Numerical and experimental investigation of low Reynolds number wind turbine airfoils under stall and post-stall conditions

This work concerns a numerical and experimental investigation of low Reynolds number wind turbine airfoils under stall and post-stall conditions. A verification of high angle of attack semi empirical models, namely Viterna-Corrigan and Aerodas from Spera, is needed to assess the input data reliability for Blade Element Momentum (BEM) based Vertical Axis Wind Turbine (VAWT) performance code and also the performance predictions for Horizontal Axis Wind Turbine (HAWT) where passive stall control must be guaranteed by a reliable post-stall aerodynamic coefficients distribution. A great challenge is inherited by the low Reynolds number related to the phenomenon (considering VAWT for urban installation and small size generation) and the presence of possible laminar bubble burst induced stall. In case for which no laminar bubble promotion is observed on the stall behavior, still a strong dependency on turbulence intensity is present for the maximum lift coefficient attainable.
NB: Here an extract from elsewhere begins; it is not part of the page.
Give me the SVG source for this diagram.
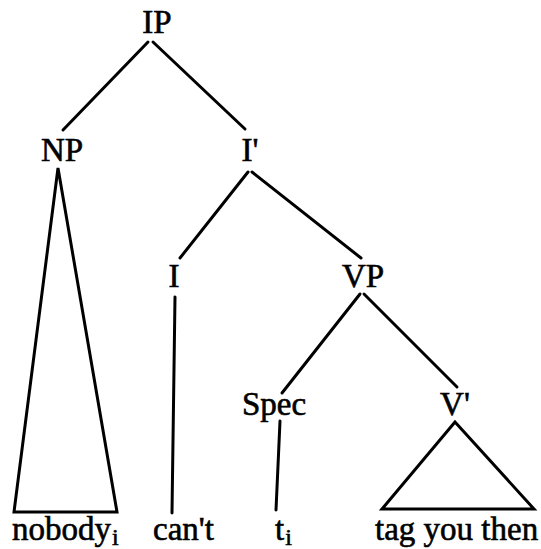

Attention is also paid to not clean VAWT operating conditions as those occurring far from maintenance period in which a transition from laminar to turbulent flow regime could be supposed to be promoted by dirty material accumulation on the blade leading edge region. Computational Fluid Dynamics (CFD) simulations using OpenFOAM library and a transitional turbulence model are used as a comparison for the experimental results derived from the test campaign conducted in the closed test section wind tunnel facility of the Department of Industrial Engineering of University of Naples, for both free and fixed transition condition. A further comparison with Delft University experiments is performed for similar Reynolds number, and moreover, an analysis of blockage effect by means of another test campaign in the open test section wind tunnel facility is conducted to understand the influence of wind tunnel walls on secondary lift coefficient peak and maximum drag coefficient value.